Finding the dimensions of subspaces of a Vector space and S-cyclic subspaces using minimal poynomials I've been staring at a chapter in Bill Cooperstein's Advanced Linear ALgebra for some time now and one section is giving me trouble.  It is about elementary divisors and invariant factors.  My question is this:
Let $S$ be an operator on a finite dimensional real vector space and assume that $U=[S,\mathbf{u}_1] \oplus [S,\mathbf{u}_2] \oplus\cdots\oplus [S,\mathbf{u}_6]$ where $[S,\mathbf{u}_i]$ is the $S$-cyclic subspace generated by $\mathbf{u}_i$, where $\mu_{S,\mathbf{u}_i}(x)$ is the minimal polynomial of each $S$-cyclic subspace
and
\begin{align*}
\mu_{S,\mathbf{u}_1}(x) &= \mu_{S,\mathbf{u}_2}(x) = (x^2+1)^5,\\
\mu_{S,\mathbf{u}_3}(x) &= (x^2+1)^4,\\
\mu_{S,\mathbf{u}_4}(x) &= \mu_{S,\mathbf{u}_5}(x) = (x^2+1)^2,\\
\mu_{S,\mathbf{u}_6}(x) &= x^2+1.
\end{align*}
Set $U_i = \{\mathbf{u}\in U \mid (S^2+I_U)^i(\mathbf{u}) = 0\}$ for $i = 1,\ldots,6$.
Determine the dimension of each $U_i$.
We know each minimal polynomial is irreducible but they are not distinct from each other.  What does this tell us about each $S$-cyclic subspace for vector $\mathbf{u}_i$?
 A: Here is a summary of the answer to this perfectly standard exercise.
Feel free to ask more questions.
 Fundamental fact  Let $C$ be a cyclic subspace, and let
$P$ be the minimal polynomial of $S$ on $C$. Then the dimensionality
of $C$ is exactly the degree of $P$.
Indeed, if we denote this degree by $d$ and if the cylic subspace
$C$ is generated by a vector $u$, then $(u,Su,S^2u, \ldots ,S^{d-1}u)$
is a basis of $C$.
So if you denote by $P_i$ the minimal polynomial of $S$ on $[S,u_i]$, then the dimensionality of $[S,u_i]$ is the degree of $P_i$.
Next, for each $i$ we have $U_i=(U_i\cap[S,\mathbf{u}_1]) \oplus 
(U_i\cap[S,\mathbf{u}_2]) \oplus\cdots\oplus (U_i\cap[S,\mathbf{u}_6])$ and for each $j$
$(U_i\cap[S,\mathbf{u}_j])$ is again a cyclic subspace, so you can use the fundamental fact above again.
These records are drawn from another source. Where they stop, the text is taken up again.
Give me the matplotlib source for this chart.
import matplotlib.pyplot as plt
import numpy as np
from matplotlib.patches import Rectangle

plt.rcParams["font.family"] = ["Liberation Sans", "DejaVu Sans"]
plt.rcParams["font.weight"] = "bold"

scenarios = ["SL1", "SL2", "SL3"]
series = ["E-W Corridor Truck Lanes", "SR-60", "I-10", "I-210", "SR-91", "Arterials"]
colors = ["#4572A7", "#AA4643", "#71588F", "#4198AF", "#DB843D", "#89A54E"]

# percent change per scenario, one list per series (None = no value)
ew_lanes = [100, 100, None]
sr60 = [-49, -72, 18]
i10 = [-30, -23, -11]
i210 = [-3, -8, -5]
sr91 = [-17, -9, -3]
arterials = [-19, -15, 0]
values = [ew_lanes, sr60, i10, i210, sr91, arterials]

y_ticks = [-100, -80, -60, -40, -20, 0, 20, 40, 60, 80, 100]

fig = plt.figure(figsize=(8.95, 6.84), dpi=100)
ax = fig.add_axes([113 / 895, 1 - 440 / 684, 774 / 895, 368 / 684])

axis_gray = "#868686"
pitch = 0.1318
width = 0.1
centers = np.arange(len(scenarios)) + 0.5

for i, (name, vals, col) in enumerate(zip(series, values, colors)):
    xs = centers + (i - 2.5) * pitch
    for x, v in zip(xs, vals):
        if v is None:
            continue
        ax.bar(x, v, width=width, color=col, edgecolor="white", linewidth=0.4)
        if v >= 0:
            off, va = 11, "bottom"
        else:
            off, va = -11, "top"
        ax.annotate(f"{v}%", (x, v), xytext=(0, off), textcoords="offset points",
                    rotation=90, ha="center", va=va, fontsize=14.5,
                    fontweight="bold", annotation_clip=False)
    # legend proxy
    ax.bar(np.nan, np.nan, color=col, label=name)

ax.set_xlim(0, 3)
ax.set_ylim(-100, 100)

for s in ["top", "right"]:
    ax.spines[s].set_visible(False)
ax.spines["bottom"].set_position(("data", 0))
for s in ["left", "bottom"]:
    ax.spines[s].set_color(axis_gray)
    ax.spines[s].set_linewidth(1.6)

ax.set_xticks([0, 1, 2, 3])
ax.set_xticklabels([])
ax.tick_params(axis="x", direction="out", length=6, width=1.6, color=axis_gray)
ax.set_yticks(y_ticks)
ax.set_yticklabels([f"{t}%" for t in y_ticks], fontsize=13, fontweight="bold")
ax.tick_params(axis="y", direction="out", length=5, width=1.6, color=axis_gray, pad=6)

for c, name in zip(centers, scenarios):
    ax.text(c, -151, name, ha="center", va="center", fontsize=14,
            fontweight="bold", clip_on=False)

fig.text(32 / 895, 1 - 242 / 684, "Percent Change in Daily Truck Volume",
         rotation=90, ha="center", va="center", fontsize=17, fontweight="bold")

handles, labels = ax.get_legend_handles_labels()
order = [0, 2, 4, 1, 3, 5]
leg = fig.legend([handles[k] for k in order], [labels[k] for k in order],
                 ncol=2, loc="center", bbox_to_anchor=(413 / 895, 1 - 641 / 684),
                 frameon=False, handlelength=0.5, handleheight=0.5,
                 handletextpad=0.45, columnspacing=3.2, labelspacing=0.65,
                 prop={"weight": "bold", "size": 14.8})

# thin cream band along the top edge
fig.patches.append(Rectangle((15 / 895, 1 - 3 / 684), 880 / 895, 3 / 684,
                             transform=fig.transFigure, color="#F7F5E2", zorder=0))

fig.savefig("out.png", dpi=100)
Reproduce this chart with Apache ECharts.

Finally :
$$
\begin{array}{lccl}
{\sf dim}(U_0) &=& 0+0+0+0+0+0 &=& 0 \\
{\sf dim}(U_1) &=& 2+2+2+2+2+2 &=& 12 \\
{\sf dim}(U_2) &=& 4+4+4+4+4+2 &=& 22 \\
{\sf dim}(U_3) &=& 6+6+6+4+4+2 &=& 28 \\
{\sf dim}(U_4) &=& 8+8+8+4+4+2 &=& 34 \\
{\sf dim}(U_5) &=& 10+10+8+4+4+2 &=& 38 \\
{\sf dim}(U_6) &=& 10+10+8+4+4+2 &=& 38 \\
\end{array}
$$
 UPDATE : Explanation on my second claim 
Let $V_j=U_i \cap [S,u_j] $. Let us show that $U_i =\oplus_{j} V_j$.
First, as $V_j \subseteq [S,u_j]$ we see that the sum $\sum_{j} V_j$ is direct,
and as $V_j \subseteq U_i$ we see that the sum is contained in $U_i$.
Conversely, let $w\in U_i$. Because of  $U=[S,\mathbf{u}_1] \oplus [S,\mathbf{u}_2] \oplus\cdots\oplus [S,\mathbf{u}_6]$, there are polynomials $Q_1,Q_2, \ldots ,Q_6$ such that
$$
w=\sum_{j=1}^6 w_j, \ \text{with} \ w_j=Q_j(S)u_j \in [S,u_j]
$$
Then
$$
O=(I+S^2)^i w= \sum_{j=1}^6 ((I+S^2)^i)w_j
$$
Note that in the sum above, the summand number $j$ is in $[S,u_j]$. By the direct sum property, each of those summands must be zero. In other words, $w_j \in V_j$ as wished.